╔══

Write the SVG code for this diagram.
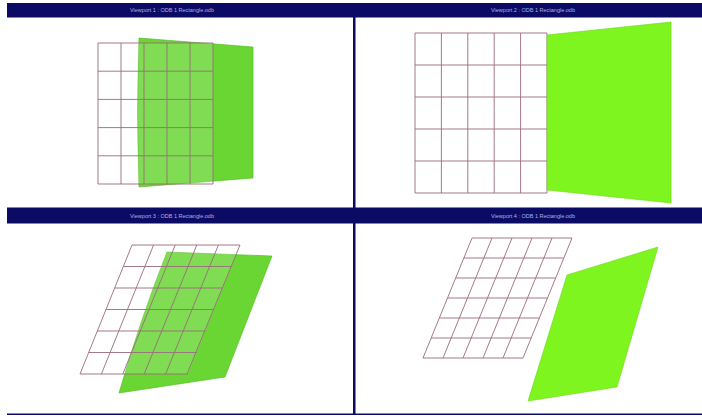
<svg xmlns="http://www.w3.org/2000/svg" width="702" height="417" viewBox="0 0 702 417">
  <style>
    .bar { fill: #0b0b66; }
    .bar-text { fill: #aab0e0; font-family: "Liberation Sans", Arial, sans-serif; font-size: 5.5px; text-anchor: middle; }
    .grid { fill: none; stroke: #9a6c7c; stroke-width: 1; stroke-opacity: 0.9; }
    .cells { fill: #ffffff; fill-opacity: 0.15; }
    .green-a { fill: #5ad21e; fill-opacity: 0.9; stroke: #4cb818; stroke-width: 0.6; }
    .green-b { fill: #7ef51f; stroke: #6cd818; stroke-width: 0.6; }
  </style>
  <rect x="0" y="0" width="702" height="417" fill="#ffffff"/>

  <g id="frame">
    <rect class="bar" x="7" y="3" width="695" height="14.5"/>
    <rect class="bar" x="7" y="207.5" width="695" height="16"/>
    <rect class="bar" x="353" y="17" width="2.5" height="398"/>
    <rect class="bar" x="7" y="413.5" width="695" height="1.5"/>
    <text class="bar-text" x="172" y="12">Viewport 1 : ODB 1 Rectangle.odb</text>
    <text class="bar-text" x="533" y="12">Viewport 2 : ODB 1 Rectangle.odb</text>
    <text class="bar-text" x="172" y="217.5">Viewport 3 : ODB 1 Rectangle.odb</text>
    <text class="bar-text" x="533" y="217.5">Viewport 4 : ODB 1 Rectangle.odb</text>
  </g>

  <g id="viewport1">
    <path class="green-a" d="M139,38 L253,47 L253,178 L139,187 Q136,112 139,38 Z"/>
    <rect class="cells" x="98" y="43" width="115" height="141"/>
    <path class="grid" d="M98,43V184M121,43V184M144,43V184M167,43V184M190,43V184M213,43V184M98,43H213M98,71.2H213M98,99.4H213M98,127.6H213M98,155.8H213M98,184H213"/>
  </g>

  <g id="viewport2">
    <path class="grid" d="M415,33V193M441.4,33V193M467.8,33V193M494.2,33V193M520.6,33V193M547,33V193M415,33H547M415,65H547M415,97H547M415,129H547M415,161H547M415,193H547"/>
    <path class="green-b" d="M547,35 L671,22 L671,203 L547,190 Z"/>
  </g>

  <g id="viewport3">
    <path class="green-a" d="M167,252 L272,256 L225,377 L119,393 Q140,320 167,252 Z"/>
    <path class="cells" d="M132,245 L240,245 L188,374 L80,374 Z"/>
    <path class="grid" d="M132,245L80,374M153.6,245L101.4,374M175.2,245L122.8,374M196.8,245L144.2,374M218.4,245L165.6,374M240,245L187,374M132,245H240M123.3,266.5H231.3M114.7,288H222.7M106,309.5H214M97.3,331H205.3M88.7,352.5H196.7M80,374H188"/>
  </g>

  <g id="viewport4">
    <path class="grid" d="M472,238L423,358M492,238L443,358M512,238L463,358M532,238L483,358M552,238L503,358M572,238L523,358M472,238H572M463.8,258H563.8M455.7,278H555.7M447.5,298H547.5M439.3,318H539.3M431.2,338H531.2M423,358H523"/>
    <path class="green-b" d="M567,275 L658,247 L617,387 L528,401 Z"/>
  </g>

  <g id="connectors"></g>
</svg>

╚══

Your task is to repeat the material above exactly, without its pictures.

Write the SVG code for this diagram.
<svg xmlns="http://www.w3.org/2000/svg" width="702" height="417" viewBox="0 0 702 417">
  <style>
    .bar { fill: #0b0b66; }
    .bar-text { fill: #aab0e0; font-family: "Liberation Sans", Arial, sans-serif; font-size: 5.5px; text-anchor: middle; }
    .grid { fill: none; stroke: #9a6c7c; stroke-width: 1; stroke-opacity: 0.9; }
    .cells { fill: #ffffff; fill-opacity: 0.15; }
    .green-a { fill: #5ad21e; fill-opacity: 0.9; stroke: #4cb818; stroke-width: 0.6; }
    .green-b { fill: #7ef51f; stroke: #6cd818; stroke-width: 0.6; }
  </style>
  <rect x="0" y="0" width="702" height="417" fill="#ffffff"/>

  <g id="frame">
    <rect class="bar" x="7" y="3" width="695" height="14.5"/>
    <rect class="bar" x="7" y="207.5" width="695" height="16"/>
    <rect class="bar" x="353" y="17" width="2.5" height="398"/>
    <rect class="bar" x="7" y="413.5" width="695" height="1.5"/>
    <text class="bar-text" x="172" y="12">Viewport 1 : ODB 1 Rectangle.odb</text>
    <text class="bar-text" x="533" y="12">Viewport 2 : ODB 1 Rectangle.odb</text>
    <text class="bar-text" x="172" y="217.5">Viewport 3 : ODB 1 Rectangle.odb</text>
    <text class="bar-text" x="533" y="217.5">Viewport 4 : ODB 1 Rectangle.odb</text>
  </g>

  <g id="viewport1">
    <path class="green-a" d="M139,38 L253,47 L253,178 L139,187 Q136,112 139,38 Z"/>
    <rect class="cells" x="98" y="43" width="115" height="141"/>
    <path class="grid" d="M98,43V184M121,43V184M144,43V184M167,43V184M190,43V184M213,43V184M98,43H213M98,71.2H213M98,99.4H213M98,127.6H213M98,155.8H213M98,184H213"/>
  </g>

  <g id="viewport2">
    <path class="grid" d="M415,33V193M441.4,33V193M467.8,33V193M494.2,33V193M520.6,33V193M547,33V193M415,33H547M415,65H547M415,97H547M415,129H547M415,161H547M415,193H547"/>
    <path class="green-b" d="M547,35 L671,22 L671,203 L547,190 Z"/>
  </g>

  <g id="viewport3">
    <path class="green-a" d="M167,252 L272,256 L225,377 L119,393 Q140,320 167,252 Z"/>
    <path class="cells" d="M132,245 L240,245 L188,374 L80,374 Z"/>
    <path class="grid" d="M132,245L80,374M153.6,245L101.4,374M175.2,245L122.8,374M196.8,245L144.2,374M218.4,245L165.6,374M240,245L187,374M132,245H240M123.3,266.5H231.3M114.7,288H222.7M106,309.5H214M97.3,331H205.3M88.7,352.5H196.7M80,374H188"/>
  </g>

  <g id="viewport4">
    <path class="grid" d="M472,238L423,358M492,238L443,358M512,238L463,358M532,238L483,358M552,238L503,358M572,238L523,358M472,238H572M463.8,258H563.8M455.7,278H555.7M447.5,298H547.5M439.3,318H539.3M431.2,338H531.2M423,358H523"/>
    <path class="green-b" d="M567,275 L658,247 L617,387 L528,401 Z"/>
  </g>

  <g id="connectors"></g>
</svg>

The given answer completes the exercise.